***** Recorded data
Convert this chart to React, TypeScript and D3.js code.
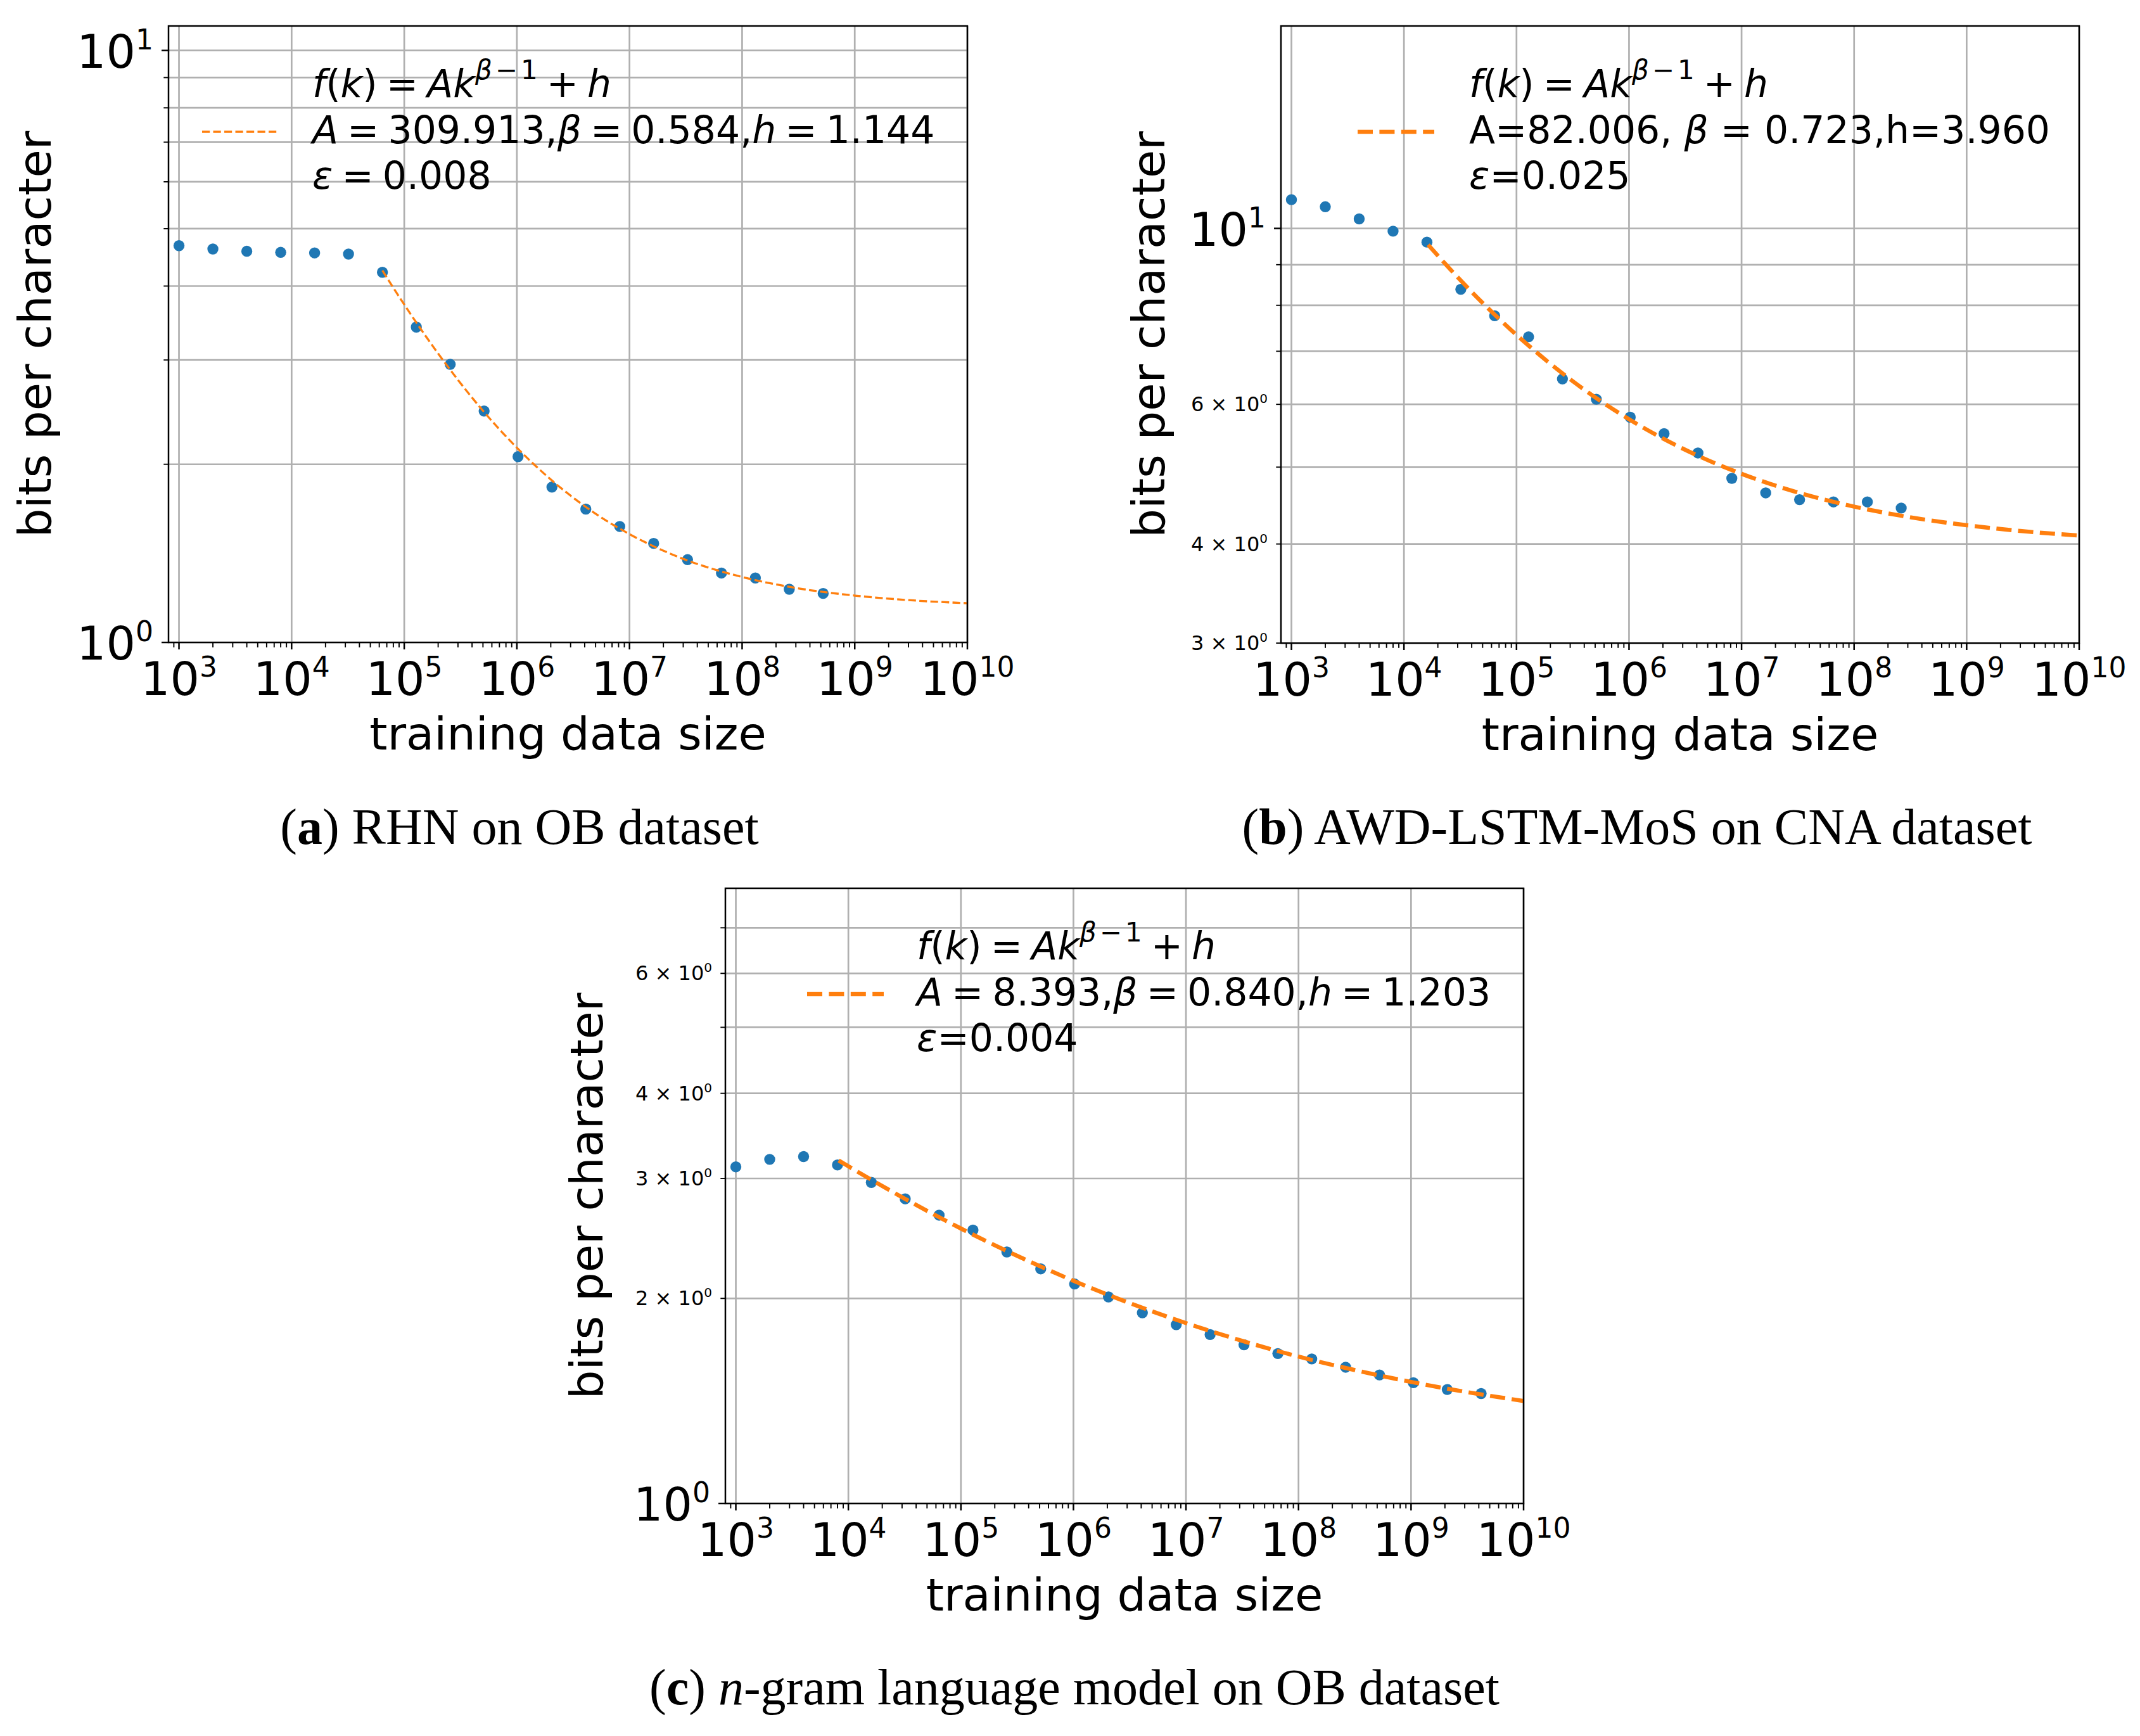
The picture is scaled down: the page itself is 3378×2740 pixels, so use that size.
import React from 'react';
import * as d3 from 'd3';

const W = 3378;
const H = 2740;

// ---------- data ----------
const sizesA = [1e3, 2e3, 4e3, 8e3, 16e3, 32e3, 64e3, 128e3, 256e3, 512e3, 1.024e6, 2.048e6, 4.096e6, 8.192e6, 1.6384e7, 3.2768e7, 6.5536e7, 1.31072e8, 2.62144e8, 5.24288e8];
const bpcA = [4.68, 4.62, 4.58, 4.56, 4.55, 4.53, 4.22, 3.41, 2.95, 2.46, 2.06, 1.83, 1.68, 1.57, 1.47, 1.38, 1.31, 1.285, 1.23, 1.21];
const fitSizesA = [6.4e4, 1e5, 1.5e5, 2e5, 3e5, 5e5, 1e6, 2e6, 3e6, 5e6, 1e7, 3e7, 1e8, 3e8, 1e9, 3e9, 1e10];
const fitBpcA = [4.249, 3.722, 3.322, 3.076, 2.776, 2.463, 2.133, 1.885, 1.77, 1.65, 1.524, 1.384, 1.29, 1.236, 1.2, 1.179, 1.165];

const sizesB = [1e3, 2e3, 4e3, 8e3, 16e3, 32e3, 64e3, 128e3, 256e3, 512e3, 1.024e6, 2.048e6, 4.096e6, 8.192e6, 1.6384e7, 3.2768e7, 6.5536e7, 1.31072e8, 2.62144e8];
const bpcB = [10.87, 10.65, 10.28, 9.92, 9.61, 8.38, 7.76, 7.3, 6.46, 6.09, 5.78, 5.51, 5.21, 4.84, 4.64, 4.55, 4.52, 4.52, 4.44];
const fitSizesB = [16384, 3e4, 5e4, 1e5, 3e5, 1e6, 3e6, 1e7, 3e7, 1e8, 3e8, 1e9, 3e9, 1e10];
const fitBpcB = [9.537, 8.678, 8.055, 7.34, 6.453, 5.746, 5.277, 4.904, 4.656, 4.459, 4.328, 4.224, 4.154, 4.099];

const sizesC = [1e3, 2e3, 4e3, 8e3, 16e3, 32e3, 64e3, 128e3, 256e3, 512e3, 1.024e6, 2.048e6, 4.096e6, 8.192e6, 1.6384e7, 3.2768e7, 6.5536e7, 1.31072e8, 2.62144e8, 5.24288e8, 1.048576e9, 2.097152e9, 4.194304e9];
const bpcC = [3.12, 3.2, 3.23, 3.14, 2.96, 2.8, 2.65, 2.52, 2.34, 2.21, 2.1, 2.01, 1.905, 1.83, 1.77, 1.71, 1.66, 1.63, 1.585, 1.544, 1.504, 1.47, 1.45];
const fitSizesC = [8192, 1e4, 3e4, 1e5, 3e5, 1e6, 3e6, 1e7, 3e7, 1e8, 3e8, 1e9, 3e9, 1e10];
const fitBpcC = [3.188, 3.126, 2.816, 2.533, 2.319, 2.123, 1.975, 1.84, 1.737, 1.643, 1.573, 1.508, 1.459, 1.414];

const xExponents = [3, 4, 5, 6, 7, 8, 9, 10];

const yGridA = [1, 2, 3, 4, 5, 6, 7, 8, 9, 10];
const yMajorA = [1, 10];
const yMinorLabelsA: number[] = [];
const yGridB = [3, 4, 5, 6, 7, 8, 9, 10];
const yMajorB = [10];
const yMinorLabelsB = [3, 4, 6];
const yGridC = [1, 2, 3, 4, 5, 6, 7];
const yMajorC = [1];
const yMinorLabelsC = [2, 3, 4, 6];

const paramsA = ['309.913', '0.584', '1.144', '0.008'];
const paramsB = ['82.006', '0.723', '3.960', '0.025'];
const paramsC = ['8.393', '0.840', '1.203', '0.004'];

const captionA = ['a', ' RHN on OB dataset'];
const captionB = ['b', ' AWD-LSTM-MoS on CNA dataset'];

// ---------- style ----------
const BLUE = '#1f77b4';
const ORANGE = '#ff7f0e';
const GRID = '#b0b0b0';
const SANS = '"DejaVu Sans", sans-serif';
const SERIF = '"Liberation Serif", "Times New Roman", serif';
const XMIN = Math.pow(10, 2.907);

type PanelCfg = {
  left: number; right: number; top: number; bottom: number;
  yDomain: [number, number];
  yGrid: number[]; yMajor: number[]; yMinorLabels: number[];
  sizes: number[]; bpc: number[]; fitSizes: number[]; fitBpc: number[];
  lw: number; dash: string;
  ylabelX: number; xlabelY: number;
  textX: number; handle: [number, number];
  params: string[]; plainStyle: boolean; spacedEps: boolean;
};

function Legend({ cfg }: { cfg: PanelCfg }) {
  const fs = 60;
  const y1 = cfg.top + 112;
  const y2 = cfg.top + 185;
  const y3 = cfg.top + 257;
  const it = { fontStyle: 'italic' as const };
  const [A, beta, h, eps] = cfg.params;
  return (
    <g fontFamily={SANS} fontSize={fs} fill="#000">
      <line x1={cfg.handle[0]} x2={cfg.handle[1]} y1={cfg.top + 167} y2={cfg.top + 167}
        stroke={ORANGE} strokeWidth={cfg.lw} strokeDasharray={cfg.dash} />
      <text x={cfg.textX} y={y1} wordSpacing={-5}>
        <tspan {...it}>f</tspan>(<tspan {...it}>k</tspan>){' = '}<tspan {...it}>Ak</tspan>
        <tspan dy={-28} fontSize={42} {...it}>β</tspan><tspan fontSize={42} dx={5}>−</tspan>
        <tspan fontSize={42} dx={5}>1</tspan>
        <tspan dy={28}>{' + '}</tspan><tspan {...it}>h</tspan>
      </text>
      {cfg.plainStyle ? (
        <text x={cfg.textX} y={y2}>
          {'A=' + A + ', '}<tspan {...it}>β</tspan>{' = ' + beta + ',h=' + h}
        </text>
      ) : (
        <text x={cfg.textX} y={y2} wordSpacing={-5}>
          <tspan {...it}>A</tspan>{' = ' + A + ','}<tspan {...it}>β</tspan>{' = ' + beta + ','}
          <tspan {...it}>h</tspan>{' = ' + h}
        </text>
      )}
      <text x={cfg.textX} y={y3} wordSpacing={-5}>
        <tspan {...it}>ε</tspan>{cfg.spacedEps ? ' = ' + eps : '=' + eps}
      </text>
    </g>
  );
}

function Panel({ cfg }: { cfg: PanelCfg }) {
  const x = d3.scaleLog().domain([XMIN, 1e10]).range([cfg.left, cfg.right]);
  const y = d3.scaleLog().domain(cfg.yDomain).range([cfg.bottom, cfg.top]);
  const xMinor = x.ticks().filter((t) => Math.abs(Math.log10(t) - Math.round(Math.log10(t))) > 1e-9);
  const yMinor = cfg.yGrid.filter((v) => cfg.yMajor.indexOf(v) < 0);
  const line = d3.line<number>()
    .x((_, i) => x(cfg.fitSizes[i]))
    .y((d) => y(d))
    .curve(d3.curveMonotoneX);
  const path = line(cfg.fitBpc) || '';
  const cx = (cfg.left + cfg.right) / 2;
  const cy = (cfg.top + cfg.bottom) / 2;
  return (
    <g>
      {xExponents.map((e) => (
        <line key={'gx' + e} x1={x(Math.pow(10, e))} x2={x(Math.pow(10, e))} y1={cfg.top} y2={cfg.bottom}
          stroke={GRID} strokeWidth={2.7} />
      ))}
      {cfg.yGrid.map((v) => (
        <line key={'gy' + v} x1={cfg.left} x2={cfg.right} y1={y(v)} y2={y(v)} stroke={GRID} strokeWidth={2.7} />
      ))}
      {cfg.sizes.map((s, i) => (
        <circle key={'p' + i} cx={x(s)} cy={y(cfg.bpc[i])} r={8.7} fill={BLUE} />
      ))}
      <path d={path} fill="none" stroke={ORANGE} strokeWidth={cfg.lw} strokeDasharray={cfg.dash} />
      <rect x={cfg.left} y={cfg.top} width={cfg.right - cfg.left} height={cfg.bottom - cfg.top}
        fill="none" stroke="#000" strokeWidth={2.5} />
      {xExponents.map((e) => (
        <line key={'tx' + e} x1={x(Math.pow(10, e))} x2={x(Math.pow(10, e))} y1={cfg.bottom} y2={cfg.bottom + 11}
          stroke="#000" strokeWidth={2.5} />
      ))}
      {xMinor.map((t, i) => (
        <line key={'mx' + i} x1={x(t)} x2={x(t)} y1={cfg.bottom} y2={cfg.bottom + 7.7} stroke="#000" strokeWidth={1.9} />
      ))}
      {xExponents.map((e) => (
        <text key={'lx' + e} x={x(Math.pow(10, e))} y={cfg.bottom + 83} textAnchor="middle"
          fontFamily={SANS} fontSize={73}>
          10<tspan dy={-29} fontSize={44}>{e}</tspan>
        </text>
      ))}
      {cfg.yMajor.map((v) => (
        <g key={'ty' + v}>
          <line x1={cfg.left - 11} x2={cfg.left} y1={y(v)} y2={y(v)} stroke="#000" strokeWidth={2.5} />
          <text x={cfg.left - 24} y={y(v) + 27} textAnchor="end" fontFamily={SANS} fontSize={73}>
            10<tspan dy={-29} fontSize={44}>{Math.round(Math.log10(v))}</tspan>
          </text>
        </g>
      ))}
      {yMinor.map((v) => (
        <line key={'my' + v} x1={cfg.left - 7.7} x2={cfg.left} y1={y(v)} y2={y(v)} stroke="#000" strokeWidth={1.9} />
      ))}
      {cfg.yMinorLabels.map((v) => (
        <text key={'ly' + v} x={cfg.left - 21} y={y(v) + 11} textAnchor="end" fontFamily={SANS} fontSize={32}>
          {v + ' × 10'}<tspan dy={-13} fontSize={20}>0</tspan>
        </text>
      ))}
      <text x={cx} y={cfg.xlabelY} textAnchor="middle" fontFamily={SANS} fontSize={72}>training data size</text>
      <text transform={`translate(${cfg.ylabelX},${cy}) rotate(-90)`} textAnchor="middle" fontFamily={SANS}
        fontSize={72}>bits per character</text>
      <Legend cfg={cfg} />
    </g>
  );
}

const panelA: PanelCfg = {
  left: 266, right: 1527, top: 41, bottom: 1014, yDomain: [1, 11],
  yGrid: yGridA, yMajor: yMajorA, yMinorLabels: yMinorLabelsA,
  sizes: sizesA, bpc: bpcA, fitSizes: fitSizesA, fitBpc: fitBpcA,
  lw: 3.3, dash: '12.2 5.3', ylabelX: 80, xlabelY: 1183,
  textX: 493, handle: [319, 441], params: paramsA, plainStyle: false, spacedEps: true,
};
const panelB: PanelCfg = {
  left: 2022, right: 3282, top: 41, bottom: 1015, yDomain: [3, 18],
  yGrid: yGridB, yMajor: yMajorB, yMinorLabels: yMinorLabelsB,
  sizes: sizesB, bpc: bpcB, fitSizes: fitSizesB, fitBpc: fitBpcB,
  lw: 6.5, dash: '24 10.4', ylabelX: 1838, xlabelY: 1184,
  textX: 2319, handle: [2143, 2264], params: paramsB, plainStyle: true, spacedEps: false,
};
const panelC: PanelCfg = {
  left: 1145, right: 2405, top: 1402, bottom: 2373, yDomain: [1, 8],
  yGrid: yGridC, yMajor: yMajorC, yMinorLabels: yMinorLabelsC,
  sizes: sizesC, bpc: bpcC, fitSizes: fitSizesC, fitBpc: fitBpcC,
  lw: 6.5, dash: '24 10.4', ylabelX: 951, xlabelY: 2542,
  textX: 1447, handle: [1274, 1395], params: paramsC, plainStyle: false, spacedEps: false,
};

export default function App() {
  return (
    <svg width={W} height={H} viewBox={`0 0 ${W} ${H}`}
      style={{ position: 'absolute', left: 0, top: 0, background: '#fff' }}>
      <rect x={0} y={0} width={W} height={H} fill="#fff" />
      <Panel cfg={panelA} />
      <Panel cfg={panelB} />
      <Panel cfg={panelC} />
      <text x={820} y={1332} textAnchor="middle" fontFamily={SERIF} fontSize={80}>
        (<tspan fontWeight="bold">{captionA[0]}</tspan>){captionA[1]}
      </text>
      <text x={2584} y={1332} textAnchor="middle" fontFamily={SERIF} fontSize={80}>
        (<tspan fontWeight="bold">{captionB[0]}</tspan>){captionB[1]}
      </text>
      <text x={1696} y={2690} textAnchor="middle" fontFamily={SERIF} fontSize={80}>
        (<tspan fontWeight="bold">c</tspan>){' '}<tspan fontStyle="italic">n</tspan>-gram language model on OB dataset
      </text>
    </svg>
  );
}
**********
*Aim*.
Exactly and exclusively, reproduce the lines that start at the line containing "The picture is" and end at the line containing "const H = 2740;", inclusive of both.

*The reply*.
The picture is scaled down: the page itself is 3378×2740 pixels, so use that size.
import React from 'react';
import * as d3 from 'd3';

const W = 3378;
const H = 2740;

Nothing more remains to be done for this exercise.